Let’s execute some sample Python code. You should see a single cell in your newly created Notebook. Click into it and enter a basic mathematical expression like 1 + 1.
Python has not processed our code yet. With your cursor inside the cell, press Shift + Enter to execute the cell. Jupyter will output the result of the evaluation below. It will also create a new cell directly below the executed one.
Notice the  to the left of the cell. The number reflects the cell execution order relative to the start of the Notebook. We can execute cells in any order, and we can execute any cell multiple times. The number in square brackets will update accordingly.
We can immediately see the benefits of this trial-and-error approach to development. There is no need to save and re-save files or run Python from the Terminal. The Notebook gives us instantaneous feedback. We observe the results we get and change our code accordingly.
Press the Escape key to enter the Notebook’s second mode, Command Mode. Think of this as a “navigator mode” where you perform Notebook-level operations. In Command Mode, you can create cells, copy and paste cells, delete cells, etc.
The Notebook includes several helpful keyboard shortcuts in Command Mode to reduce notebook clicks.
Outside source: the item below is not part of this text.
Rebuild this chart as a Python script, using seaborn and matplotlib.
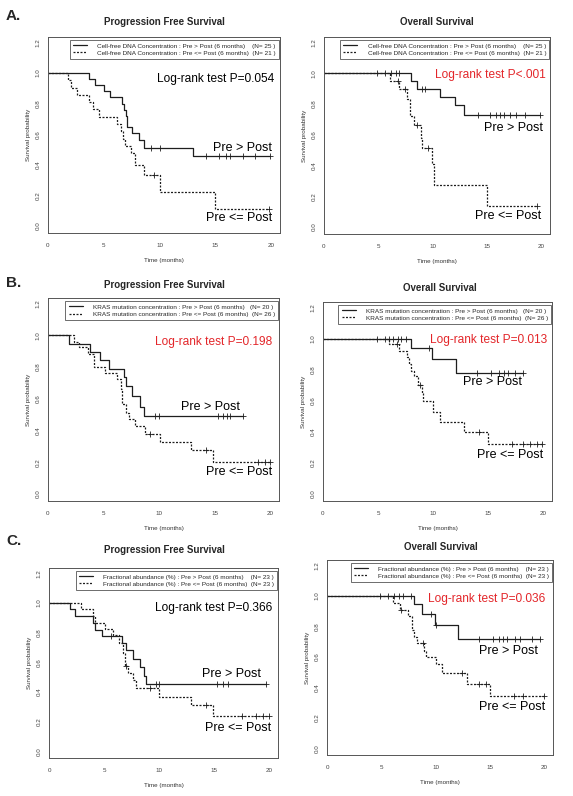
import pandas as pd
import matplotlib
matplotlib.use("Agg")
import matplotlib.pyplot as plt
from matplotlib.lines import Line2D
import seaborn as sns

sns.set_style("white")
plt.rcParams['font.family'] = ['Liberation Sans', 'DejaVu Sans']

# ---- Data ----
# A. Cell-free DNA concentration
a_pfs_hi_t = [3.7, 4.2, 5.0, 5.6, 6.6, 6.8, 7.0, 7.1, 7.5, 8.2, 8.6, 13.0]
a_pfs_hi_s = [0.96, 0.92, 0.88, 0.84, 0.80, 0.76, 0.72, 0.65, 0.61, 0.56, 0.51, 0.456]
a_pfs_hi_c = [9.2, 10.0, 14.2, 15.3, 16.0, 16.3, 17.5, 18.6, 19.9]
a_pfs_lo_t = [1.8, 2.1, 2.6, 3.7, 4.0, 4.6, 6.2, 6.5, 6.7, 6.9, 7.4, 7.8, 8.6, 10.0, 15.0]
a_pfs_lo_s = [0.952, 0.905, 0.857, 0.81, 0.762, 0.714, 0.667, 0.619, 0.571, 0.524, 0.476, 0.40, 0.333, 0.222, 0.111]
a_pfs_lo_c = [9.5, 19.8]

a_os_hi_t = [8.0, 8.6, 10.7, 12.1, 12.9]
a_os_hi_s = [0.95, 0.90, 0.845, 0.79, 0.73]
a_os_hi_c = [4.9, 5.6, 6.2, 6.6, 6.9, 9.0, 9.3, 14.2, 15.3, 15.8, 16.2, 16.6, 17.1, 17.7, 18.5, 19.9]
a_os_lo_t = [6.1, 6.9, 7.6, 7.9, 8.3, 8.9, 9.0, 9.9, 10.1, 15.0]
a_os_lo_s = [0.95, 0.895, 0.835, 0.72, 0.665, 0.58, 0.515, 0.41, 0.275, 0.14]
a_os_lo_c = [6.8, 7.5, 8.6, 9.6, 19.6]

# B. KRAS mutation concentration
b_pfs_hi_t = [1.9, 3.8, 4.7, 5.5, 6.8, 7.0, 7.6, 8.3, 8.6]
b_pfs_hi_s = [0.945, 0.895, 0.845, 0.79, 0.735, 0.68, 0.62, 0.55, 0.49]
b_pfs_hi_c = [9.6, 10.0, 15.3, 15.8, 16.1, 16.4, 17.6]
b_pfs_lo_t = [2.3, 2.8, 3.6, 4.1, 5.1, 6.2, 6.6, 6.7, 7.0, 7.3, 7.8, 8.7, 10.1, 12.9, 14.9]
b_pfs_lo_s = [0.96, 0.925, 0.885, 0.80, 0.765, 0.725, 0.66, 0.565, 0.51, 0.47, 0.43, 0.38, 0.33, 0.275, 0.20]
b_pfs_lo_c = [9.2, 14.2, 18.9, 19.5, 20.0]

b_os_hi_t = [8.0, 9.9, 12.1]
b_os_hi_s = [0.94, 0.87, 0.78]
b_os_hi_c = [4.9, 5.6, 6.0, 6.4, 6.8, 7.1, 7.5, 9.6, 14.0, 15.3, 16.0, 16.4, 16.8, 17.4, 18.2]
b_os_lo_t = [6.0, 6.9, 7.6, 7.8, 8.0, 8.3, 8.6, 9.0, 9.1, 10.0, 10.6, 12.8, 15.0]
b_os_lo_s = [0.965, 0.92, 0.88, 0.835, 0.79, 0.76, 0.70, 0.65, 0.60, 0.53, 0.465, 0.40, 0.32]
b_os_lo_c = [6.7, 8.8, 14.2, 17.2, 18.2, 18.8, 19.4, 19.9]

# C. Fractional abundance
c_pfs_hi_t = [1.9, 2.4, 4.0, 4.2, 4.8, 6.6, 7.0, 7.6, 8.3, 8.6, 8.8]
c_pfs_hi_s = [0.957, 0.91, 0.865, 0.82, 0.78, 0.73, 0.68, 0.625, 0.57, 0.51, 0.455]
c_pfs_hi_c = [5.6, 9.7, 10.0, 15.3, 15.8, 16.3, 19.7]
c_pfs_lo_t = [2.9, 4.0, 4.2, 5.1, 5.8, 6.4, 6.7, 6.9, 7.2, 7.6, 7.9, 10.0, 12.9, 14.9]
c_pfs_lo_s = [0.957, 0.91, 0.865, 0.826, 0.785, 0.73, 0.665, 0.575, 0.53, 0.48, 0.425, 0.365, 0.31, 0.235]
c_pfs_lo_c = [7.0, 9.2, 14.3, 17.5, 18.8, 19.4, 20.0]

c_os_hi_t = [8.0, 8.7, 9.9, 12.1]
c_os_hi_s = [0.945, 0.88, 0.81, 0.715]
c_os_hi_c = [4.9, 5.6, 6.2, 6.6, 7.0, 7.7, 9.6, 10.0, 14.0, 15.3, 15.8, 16.2, 16.6, 17.3, 17.8, 18.9, 19.6]
c_os_lo_t = [6.1, 6.7, 7.5, 7.8, 8.0, 8.3, 8.9, 9.1, 10.0, 10.6, 12.9, 15.0]
c_os_lo_s = [0.955, 0.91, 0.865, 0.775, 0.73, 0.69, 0.64, 0.60, 0.555, 0.495, 0.42, 0.34]
c_os_lo_c = [6.8, 8.8, 12.4, 14.0, 14.6, 17.2, 18.0, 20.0]

legend_a = ["Cell-free DNA Concentration : Pre > Post (6 months)    (N= 25 )",
            "Cell-free DNA Concentration : Pre <= Post (6 months)  (N= 21 )"]
legend_b = ["KRAS mutation concentration : Pre > Post (6 months)   (N= 20 )",
            "KRAS mutation concentration : Pre <= Post (6 months)  (N= 26 )"]
legend_c = ["Fractional abundance (%) : Pre > Post (6 months)    (N= 23 )",
            "Fractional abundance (%) : Pre <= Post (6 months)  (N= 23 )"]

W, H = 573, 796
RED = '#e3262a'
LINE = '#1e1e1e'
DOT = (0, (1.6, 1.2))


def km_frame(times, surv, cens):
    # step curve runs until last event / censor time
    end = max(times + cens)
    return pd.DataFrame({'t': [0.0] + times + [end], 's': [1.0] + surv + [surv[-1]]})


def censor_frame(times, surv, cens):
    ys = []
    for c in cens:
        s = 1.0
        for t, v in zip(times, surv):
            if t <= c:
                s = v
        ys.append(s)
    return pd.DataFrame({'t': cens, 's': ys})


def px_axes(fig, x0, y0, x1, y1):
    # pixel box (left, top, right, bottom) -> figure axes
    return fig.add_axes([x0 / W, 1 - y1 / H, (x1 - x0) / W, (y1 - y0) / H])


def draw_km(ax, hi, lo, labels, p_text, p_color, txt_pos):
    for (t, s, c), ls in [(hi, '-'), (lo, DOT)]:
        sns.lineplot(data=km_frame(t, s, c), x='t', y='s', ax=ax, estimator=None, sort=False,
                     drawstyle='steps-post', color=LINE, linewidth=0.9, linestyle=ls)
        sns.scatterplot(data=censor_frame(t, s, c), x='t', y='s', ax=ax, marker='+',
                        color=LINE, s=14, linewidth=0.6, zorder=3)

    ax.set_xlim(0, 20.8)
    ax.set_ylim(-0.045, 1.235)
    ax.set_xticks([0, 5, 10, 15, 20])
    ax.set_yticks([0.0, 0.2, 0.4, 0.6, 0.8, 1.0, 1.2])
    ax.set_yticklabels(['0.0', '0.2', '0.4', '0.6', '0.8', '1.0', '1.2'], rotation=90, va='center')
    ax.tick_params(direction='out', length=3.5, width=0.5, labelsize=4.5, colors='#444', pad=2)
    ax.tick_params(axis='x', pad=4)
    for sp in ax.spines.values():
        sp.set_color('#555')
        sp.set_linewidth(0.7)
    ax.set_xlabel('Time (months)', fontsize=4.5, color='#333', labelpad=7)
    ax.set_ylabel('Survival probability', fontsize=4.5, color='#333', labelpad=3)

    handles = [Line2D([], [], color=LINE, lw=0.9, ls='-'),
               Line2D([], [], color=LINE, lw=0.9, ls=DOT)]
    ax.legend(handles, labels, loc='upper right', bbox_to_anchor=(0.997, 0.985),
              fontsize=4.6, frameon=True, fancybox=False, edgecolor='#555', framealpha=1,
              borderpad=0.5, handlelength=2.2, handletextpad=1.6, labelspacing=0.25,
              borderaxespad=0)
    ax.get_legend().get_frame().set_linewidth(0.6)

    (px, py), (hx, hy), (lx, ly) = txt_pos
    ax.text(px, py, p_text, ha='right', va='center', fontsize=8.6, color=p_color)
    ax.text(hx, hy, 'Pre > Post', ha='right', va='center', fontsize=9, color='black')
    ax.text(lx, ly, 'Pre <= Post', ha='right', va='center', fontsize=9, color='black')


fig = plt.figure(figsize=(W / 100, H / 100), dpi=100)

panels = [
    # box px, curves, legend, p text, color, text positions, title, title pos
    ((48, 37, 280, 233), (a_pfs_hi_t, a_pfs_hi_s, a_pfs_hi_c), (a_pfs_lo_t, a_pfs_lo_s, a_pfs_lo_c),
     legend_a, 'Log-rank test P=0.054', 'black', [(20.3, 0.96), (20.1, 0.51), (20.1, 0.05)],
     'Progression Free Survival', (164, 22)),
    ((324, 37, 550, 234), (a_os_hi_t, a_os_hi_s, a_os_hi_c), (a_os_lo_t, a_os_lo_s, a_os_lo_c),
     legend_a, 'Log-rank test P<.001', RED, [(20.4, 0.99), (20.2, 0.645), (20.0, 0.07)],
     'Overall Survival', (437, 22)),
    ((48, 298, 279, 501), (b_pfs_hi_t, b_pfs_hi_s, b_pfs_hi_c), (b_pfs_lo_t, b_pfs_lo_s, b_pfs_lo_c),
     legend_b, 'Log-rank test P=0.198', RED, [(20.2, 0.96), (17.3, 0.55), (20.15, 0.14)],
     'Progression Free Survival', (164, 285)),
    ((323, 302, 552, 501), (b_os_hi_t, b_os_hi_s, b_os_hi_c), (b_os_lo_t, b_os_lo_s, b_os_lo_c),
     legend_b, 'Log-rank test P=0.013', RED, [(20.4, 0.99), (18.1, 0.72), (20.0, 0.25)],
     'Overall Survival', (440, 288)),
    ((49, 568, 278, 758), (c_pfs_hi_t, c_pfs_hi_s, c_pfs_hi_c), (c_pfs_lo_t, c_pfs_lo_s, c_pfs_lo_c),
     legend_c, 'Log-rank test P=0.366', 'black', [(20.3, 0.967), (19.3, 0.52), (20.15, 0.16)],
     'Progression Free Survival', (164, 550)),
    ((327, 560, 553, 755), (c_os_hi_t, c_os_hi_s, c_os_hi_c), (c_os_lo_t, c_os_lo_s, c_os_lo_c),
     legend_c, 'Log-rank test P=0.036', RED, [(20.05, 0.98), (19.4, 0.64), (20.05, 0.27)],
     'Overall Survival', (441, 547)),
]

for box, hi, lo, labels, ptxt, pcol, tpos, title, (tx, ty) in panels:
    ax = px_axes(fig, *box)
    draw_km(ax, hi, lo, labels, ptxt, pcol, tpos)
    fig.text(tx / W, 1 - ty / H, title, ha='center', va='center', fontsize=7, fontweight='bold')

# panel letters
for letter, y in [('A.', 16), ('B.', 283), ('C.', 541)]:
    fig.text(6 / W, 1 - y / H, letter, ha='left', va='center', fontsize=11, fontweight='bold')

fig.savefig('out.png', dpi=100)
Some of my favorites include:
- Press a to create a cell above the currently selected cell.
- Press b to create a cell below the currently selected cell.
- Press y to convert a cell to a code cell.
- Press m to convert a cell to a Markdown cell.
- Press Shift + Enter to run the current cell and move to the next cell.
- Press Ctrl + Enter to run the cell and stay in it.
You can access more advanced options on the top-level navigation menu. It includes options for copying and pasting cells, exporting the Notebook to various types (PDF, HTML, etc.), altering cell presentation, and more.
If the notebook ever becomes unresponsive, the Kernel > Restart command on the top-level navigation menu restarts the kernel. The kernel is the “listener” that is processing and responding to our cell executions. Restarting the kernel is equivalent to closing and relaunching the Jupyter Notebook.
Once you’re done for the day, save the Notebook (Ctrl + S on Windows, Cmd + S on a Mac), close the browser, and shut down Anaconda Navigator. This ends the running Jupyter process.
Summary: Where do I go from here?
As you can see, Anaconda + Jupyter Notebook offers a powerful and easy way to get started with Python.
With Jupyter, you can write your Python code and see its results instantaneously. You can couple the code with Markdown cells to leave additional comments and documentation for your work. I like to use Markdown for notes, links, explanations, even jokes that help my understanding the next time I read the code. Jupyter was a big factor in helping reduce friction when I was first learning the Python programming language.
Many Python courses on Udemy use the Jupyter Notebook environment. I hope it proves helpful in your future studies!